> _Task to carry out_
Beginning with the first line, set down every line through the one containing "41, 36, 27];", exactly as it appears, but not the pictures.
:: Information supplied ::
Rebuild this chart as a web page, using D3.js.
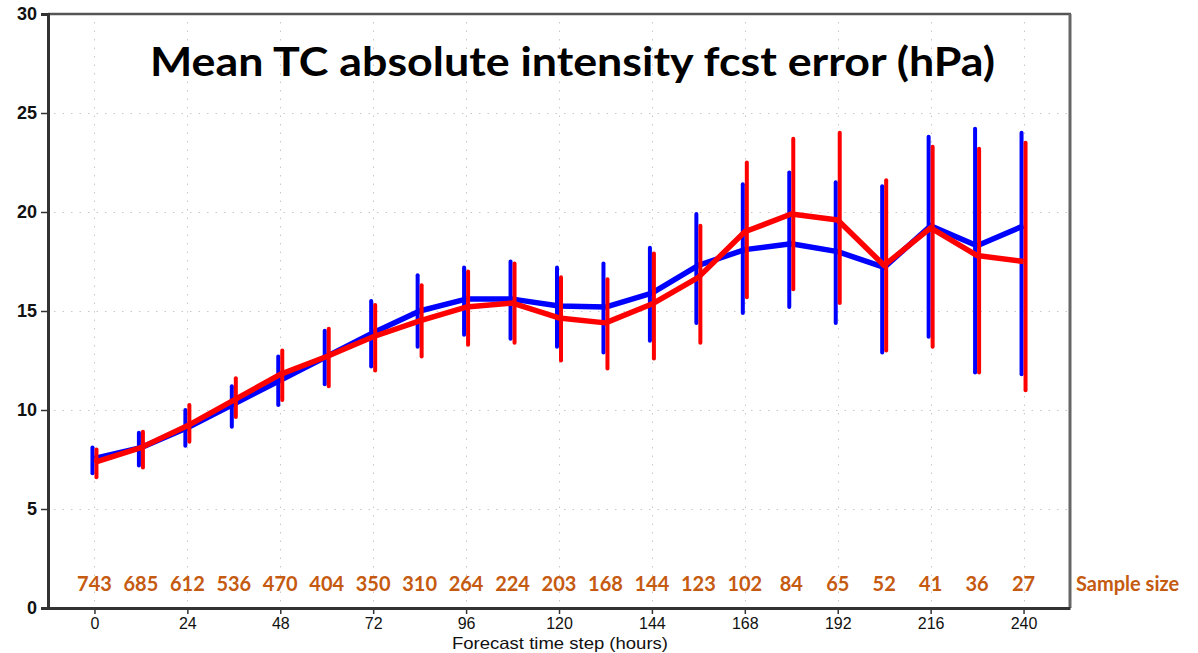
<!DOCTYPE html>
<html>
<head>
<meta charset="utf-8">
<script src="https://cdn.jsdelivr.net/npm/d3@7"></script>
<style>
  body { margin: 0; background: #fff; }
  svg { display: block; }
</style>
</head>
<body>
<div id="chart"></div>
<script>
// forecast lead times (hours)
const leadTimes = [0, 12, 24, 36, 48, 60, 72, 84, 96, 108, 120, 132, 144, 156, 168, 180, 192, 204, 216, 228, 240];
const sampleSizes = [743, 685, 612, 536, 470, 404, 350, 310, 264, 224, 203, 168, 144, 123, 102, 84, 65, 52, 41, 36, 27];

// blue series: mean, lower, upper
const blueMean = [7.55, 8.1, 9.1, 10.3, 11.5, 12.7, 13.9, 15.0, 15.6, 15.6, 15.25, 15.2, 15.9, 17.3, 18.1, 18.4, 18.0, 17.2, 19.3, 18.3, 19.3];
const blueLow  = [6.8, 7.2, 8.2, 9.15, 10.25, 11.3, 12.2, 13.2, 13.8, 13.6, 13.2, 12.9, 13.5, 14.4, 14.9, 15.2, 14.4, 12.9, 13.7, 11.9, 11.8];
const blueHigh = [8.1, 8.85, 10.0, 11.2, 12.7, 14.0, 15.5, 16.8, 17.2, 17.5, 17.2, 17.4, 18.2, 19.9, 21.4, 22.0, 21.5, 21.3, 23.8, 24.2, 24.0];

// red series: mean, lower, upper
const redMean = [7.35, 8.1, 9.2, 10.5, 11.8, 12.7, 13.7, 14.5, 15.2, 15.4, 14.65, 14.4, 15.35, 16.7, 19.0, 19.9, 19.6, 17.3, 19.2, 17.8, 17.5];
const redLow  = [6.6, 7.1, 8.4, 9.65, 10.5, 11.2, 12.0, 12.7, 13.3, 13.4, 12.5, 12.1, 12.6, 13.4, 15.7, 16.1, 15.4, 13.0, 13.2, 11.9, 11.0];
const redHigh = [8.0, 8.9, 10.25, 11.6, 13.0, 14.1, 15.3, 16.3, 17.0, 17.4, 16.7, 16.6, 17.9, 19.3, 22.5, 23.7, 24.0, 21.6, 23.3, 23.2, 23.5];

const xTicks = [0, 24, 48, 72, 96, 120, 144, 168, 192, 216, 240];
const yTicks = [0, 5, 10, 15, 20, 25, 30];

const width = 1198, height = 653;
const margin = { left: 48, right: 128, top: 14, bottom: 45 };

const svg = d3.select('#chart').append('svg')
    .attr('width', width)
    .attr('height', height);

const x = d3.scaleLinear()
    .domain([-12, 252])
    .range([margin.left, width - margin.right]);
const y = d3.scaleLinear()
    .domain([0, 30])
    .range([height - margin.bottom, margin.top]);

const x0 = x.range()[0], x1 = x.range()[1];
const y0 = y.range()[0], y1 = y.range()[1];

// dotted grid
const grid = svg.append('g').attr('stroke', '#c8c8c8').attr('stroke-width', 1).attr('stroke-dasharray', '1.5,7');
grid.selectAll('.gx').data(xTicks).join('line')
    .attr('x1', d => Math.round(x(d)) + 0.5).attr('x2', d => Math.round(x(d)) + 0.5)
    .attr('y1', y1 + 8).attr('y2', y0);
grid.selectAll('.gy').data(yTicks.filter(d => d > 0 && d < 30)).join('line')
    .attr('x1', x0 + 6).attr('x2', x1)
    .attr('y1', d => Math.round(y(d)) + 0.5).attr('y2', d => Math.round(y(d)) + 0.5);

// frame top/right
svg.append('line').attr('x1', x0).attr('x2', x1 + 1).attr('y1', y1).attr('y2', y1)
    .attr('stroke', '#555').attr('stroke-width', 2.5);
svg.append('line').attr('x1', x1).attr('x2', x1).attr('y1', y1).attr('y2', y0)
    .attr('stroke', '#666').attr('stroke-width', 3);

// title
svg.append('text')
    .attr('x', 150).attr('y', 76)
    .attr('textLength', 845).attr('lengthAdjust', 'spacingAndGlyphs')
    .style('font-family', 'Lato, "Open Sans", sans-serif')
    .style('font-weight', 'bold')
    .style('font-size', '40px')
    .attr('fill', '#000')
    .text('Mean TC absolute intensity fcst error (hPa)');

// error bars and lines
function drawSeries(mean, low, high, color, offset) {
    const g = svg.append('g');
    g.selectAll('line.err').data(leadTimes).join('line')
        .attr('class', 'err')
        .attr('x1', d => x(d) + offset).attr('x2', d => x(d) + offset)
        .attr('y1', (d, i) => y(low[i])).attr('y2', (d, i) => y(high[i]))
        .attr('stroke', color).attr('stroke-width', 4)
        .attr('stroke-linecap', 'round');
    return g;
}
function drawLine(mean, color) {
    const line = d3.line().x(d => x(d)).y((d, i) => y(mean[i]));
    svg.append('path')
        .datum(leadTimes)
        .attr('d', line)
        .attr('fill', 'none')
        .attr('stroke', color)
        .attr('stroke-width', 5.5)
        .attr('stroke-linejoin', 'round');
}

drawSeries(blueMean, blueLow, blueHigh, '#0000ff', -2);
drawLine(blueMean, '#0000ff');
drawSeries(redMean, redLow, redHigh, '#ff0000', 2);
drawLine(redMean, '#ff0000');

// axes
const yAxis = svg.append('g')
    .attr('transform', `translate(${x0},0)`)
    .call(d3.axisLeft(y).tickValues(yTicks).tickSize(7).tickPadding(4));
yAxis.select('.domain').attr('stroke', '#333').attr('stroke-width', 3);
yAxis.selectAll('.tick line').attr('stroke', '#333').attr('stroke-width', 1.5);
yAxis.selectAll('.tick text')
    .style('font-family', '"Liberation Sans", Arial, sans-serif')
    .style('font-weight', 'bold')
    .style('font-size', '18px')
    .attr('fill', '#111');

const xAxis = svg.append('g')
    .attr('transform', `translate(0,${y0})`)
    .call(d3.axisBottom(x).tickValues(xTicks).tickSize(6).tickPadding(4).tickSizeOuter(0));
xAxis.select('.domain').attr('stroke', '#333').attr('stroke-width', 3);
xAxis.selectAll('.tick line').attr('stroke', '#333').attr('stroke-width', 1.5);
xAxis.selectAll('.tick text')
    .style('font-family', '"Liberation Sans", Arial, sans-serif')
    .style('font-size', '16px')
    .attr('fill', '#111');

svg.append('text')
    .attr('x', 452).attr('y', 649)
    .attr('textLength', 216).attr('lengthAdjust', 'spacingAndGlyphs')
    .style('font-family', '"Liberation Sans", Arial, sans-serif')
    .style('font-size', '16.5px')
    .attr('fill', '#111')
    .text('Forecast time step (hours)');

// sample size labels
const orange = '#c55a11';
svg.append('g').selectAll('text').data(leadTimes).join('text')
    .attr('x', d => x(d))
    .attr('y', 591)
    .attr('text-anchor', 'middle')
    .style('font-family', 'Lato, "Open Sans", sans-serif')
    .style('font-weight', 'bold')
    .style('font-size', '20px')
    .attr('fill', orange)
    .text((d, i) => sampleSizes[i]);

svg.append('text')
    .attr('x', 1076).attr('y', 591)
    .style('font-family', 'Lato, "Open Sans", sans-serif')
    .style('font-weight', 'bold')
    .style('font-size', '20px')
    .attr('fill', orange)
    .text('Sample size');
</script>
</body>
</html>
:::
> _Correct response_
Rebuild this chart as a web page, using D3.js.
<!DOCTYPE html>
<html>
<head>
<meta charset="utf-8">
<script src="https://cdn.jsdelivr.net/npm/d3@7"></script>
<style>
  body { margin: 0; background: #fff; }
  svg { display: block; }
</style>
</head>
<body>
<div id="chart"></div>
<script>
// forecast lead times (hours)
const leadTimes = [0, 12, 24, 36, 48, 60, 72, 84, 96, 108, 120, 132, 144, 156, 168, 180, 192, 204, 216, 228, 240];
const sampleSizes = [743, 685, 612, 536, 470, 404, 350, 310, 264, 224, 203, 168, 144, 123, 102, 84, 65, 52, 41, 36, 27];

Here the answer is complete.